The request: What lines of the data include the string "this"? Copy them all.

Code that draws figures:

•••••

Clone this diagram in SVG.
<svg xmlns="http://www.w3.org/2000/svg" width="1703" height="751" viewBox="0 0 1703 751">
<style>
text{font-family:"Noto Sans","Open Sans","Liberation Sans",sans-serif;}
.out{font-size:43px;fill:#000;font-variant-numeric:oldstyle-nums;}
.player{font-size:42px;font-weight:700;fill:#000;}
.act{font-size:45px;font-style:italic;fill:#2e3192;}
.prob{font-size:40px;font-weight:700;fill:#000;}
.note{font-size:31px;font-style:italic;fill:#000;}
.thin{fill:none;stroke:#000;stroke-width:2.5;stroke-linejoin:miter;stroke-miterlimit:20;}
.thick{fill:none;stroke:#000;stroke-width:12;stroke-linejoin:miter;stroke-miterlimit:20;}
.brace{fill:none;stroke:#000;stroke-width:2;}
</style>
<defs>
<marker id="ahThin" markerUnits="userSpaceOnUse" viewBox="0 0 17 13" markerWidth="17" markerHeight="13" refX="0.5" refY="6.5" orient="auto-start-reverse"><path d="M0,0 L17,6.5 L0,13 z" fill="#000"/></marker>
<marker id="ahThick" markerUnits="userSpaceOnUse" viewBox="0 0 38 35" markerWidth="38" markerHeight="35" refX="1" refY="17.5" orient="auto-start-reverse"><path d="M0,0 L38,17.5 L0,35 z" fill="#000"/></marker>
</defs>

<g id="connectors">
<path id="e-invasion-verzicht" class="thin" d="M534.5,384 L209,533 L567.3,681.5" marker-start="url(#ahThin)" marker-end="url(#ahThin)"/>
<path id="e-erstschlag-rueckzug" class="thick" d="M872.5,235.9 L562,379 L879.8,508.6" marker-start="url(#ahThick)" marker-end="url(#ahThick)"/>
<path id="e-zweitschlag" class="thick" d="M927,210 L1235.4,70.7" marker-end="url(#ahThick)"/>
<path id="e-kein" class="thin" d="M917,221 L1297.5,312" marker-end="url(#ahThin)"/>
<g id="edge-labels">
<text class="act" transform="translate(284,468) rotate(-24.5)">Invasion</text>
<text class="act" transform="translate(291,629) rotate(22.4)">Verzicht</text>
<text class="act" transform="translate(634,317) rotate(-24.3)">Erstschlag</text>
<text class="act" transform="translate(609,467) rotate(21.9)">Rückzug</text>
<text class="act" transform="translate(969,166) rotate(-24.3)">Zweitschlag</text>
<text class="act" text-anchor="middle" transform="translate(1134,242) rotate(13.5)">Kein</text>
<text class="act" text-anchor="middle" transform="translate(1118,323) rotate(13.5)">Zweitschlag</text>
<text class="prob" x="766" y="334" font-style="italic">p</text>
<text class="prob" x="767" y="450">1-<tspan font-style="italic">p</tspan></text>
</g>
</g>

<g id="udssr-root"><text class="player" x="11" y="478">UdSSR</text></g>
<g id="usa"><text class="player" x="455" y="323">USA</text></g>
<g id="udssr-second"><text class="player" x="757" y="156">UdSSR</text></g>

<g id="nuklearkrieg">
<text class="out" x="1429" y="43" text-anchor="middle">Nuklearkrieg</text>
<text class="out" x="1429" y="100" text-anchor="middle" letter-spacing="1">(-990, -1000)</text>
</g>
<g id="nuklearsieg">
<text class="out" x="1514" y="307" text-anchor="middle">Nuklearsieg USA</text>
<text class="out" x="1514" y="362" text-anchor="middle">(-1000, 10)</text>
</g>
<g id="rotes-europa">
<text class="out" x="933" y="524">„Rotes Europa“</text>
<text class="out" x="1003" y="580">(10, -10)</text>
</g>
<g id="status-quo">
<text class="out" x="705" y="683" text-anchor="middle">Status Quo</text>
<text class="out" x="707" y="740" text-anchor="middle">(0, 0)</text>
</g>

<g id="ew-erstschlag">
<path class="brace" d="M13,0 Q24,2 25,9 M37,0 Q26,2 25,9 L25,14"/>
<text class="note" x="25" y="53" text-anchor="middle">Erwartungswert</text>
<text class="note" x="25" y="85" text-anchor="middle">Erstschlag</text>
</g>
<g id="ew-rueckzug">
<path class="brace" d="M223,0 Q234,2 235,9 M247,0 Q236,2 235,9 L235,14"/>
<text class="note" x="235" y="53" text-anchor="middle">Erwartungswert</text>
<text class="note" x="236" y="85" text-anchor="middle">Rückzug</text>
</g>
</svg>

•••••

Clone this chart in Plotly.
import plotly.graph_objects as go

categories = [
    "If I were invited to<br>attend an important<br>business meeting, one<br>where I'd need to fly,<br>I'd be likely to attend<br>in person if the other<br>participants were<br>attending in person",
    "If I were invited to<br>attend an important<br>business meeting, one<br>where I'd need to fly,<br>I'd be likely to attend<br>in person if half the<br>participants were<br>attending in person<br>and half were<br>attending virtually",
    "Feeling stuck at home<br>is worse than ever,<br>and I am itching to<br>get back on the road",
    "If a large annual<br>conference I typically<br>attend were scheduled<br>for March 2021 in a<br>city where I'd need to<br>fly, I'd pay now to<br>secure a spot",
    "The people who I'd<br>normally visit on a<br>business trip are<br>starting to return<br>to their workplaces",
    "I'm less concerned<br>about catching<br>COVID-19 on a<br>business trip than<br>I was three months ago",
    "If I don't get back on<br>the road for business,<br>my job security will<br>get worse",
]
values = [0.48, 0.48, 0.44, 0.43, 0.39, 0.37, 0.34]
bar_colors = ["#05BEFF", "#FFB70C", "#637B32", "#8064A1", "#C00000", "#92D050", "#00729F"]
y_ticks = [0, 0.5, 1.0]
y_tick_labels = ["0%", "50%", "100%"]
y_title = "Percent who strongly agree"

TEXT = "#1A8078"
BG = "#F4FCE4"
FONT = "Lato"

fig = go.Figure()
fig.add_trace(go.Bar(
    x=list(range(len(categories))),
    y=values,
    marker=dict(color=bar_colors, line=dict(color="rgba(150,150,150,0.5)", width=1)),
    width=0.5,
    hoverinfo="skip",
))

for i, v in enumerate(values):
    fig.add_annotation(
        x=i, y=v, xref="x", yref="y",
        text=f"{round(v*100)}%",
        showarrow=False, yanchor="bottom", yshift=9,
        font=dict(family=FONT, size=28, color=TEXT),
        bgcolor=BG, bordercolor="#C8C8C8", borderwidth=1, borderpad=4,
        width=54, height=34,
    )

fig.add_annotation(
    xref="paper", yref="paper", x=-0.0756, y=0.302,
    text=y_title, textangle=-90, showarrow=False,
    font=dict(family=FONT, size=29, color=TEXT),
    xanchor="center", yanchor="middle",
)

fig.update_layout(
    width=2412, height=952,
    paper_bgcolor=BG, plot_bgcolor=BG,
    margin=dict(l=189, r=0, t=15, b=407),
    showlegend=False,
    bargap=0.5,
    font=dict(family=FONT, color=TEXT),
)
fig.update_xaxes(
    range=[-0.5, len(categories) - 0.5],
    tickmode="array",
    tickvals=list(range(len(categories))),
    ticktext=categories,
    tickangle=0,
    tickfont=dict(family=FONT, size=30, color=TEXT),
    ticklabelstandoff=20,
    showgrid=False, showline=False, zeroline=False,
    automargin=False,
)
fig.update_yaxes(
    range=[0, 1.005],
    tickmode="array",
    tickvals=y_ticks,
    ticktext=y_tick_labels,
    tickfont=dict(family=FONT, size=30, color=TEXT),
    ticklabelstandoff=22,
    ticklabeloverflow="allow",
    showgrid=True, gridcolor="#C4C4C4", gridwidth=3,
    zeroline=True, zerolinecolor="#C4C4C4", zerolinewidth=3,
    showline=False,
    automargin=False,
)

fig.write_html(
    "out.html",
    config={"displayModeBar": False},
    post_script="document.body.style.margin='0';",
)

•••••

Answer to the task:
Clone this diagram in SVG.
Clone this chart in Plotly.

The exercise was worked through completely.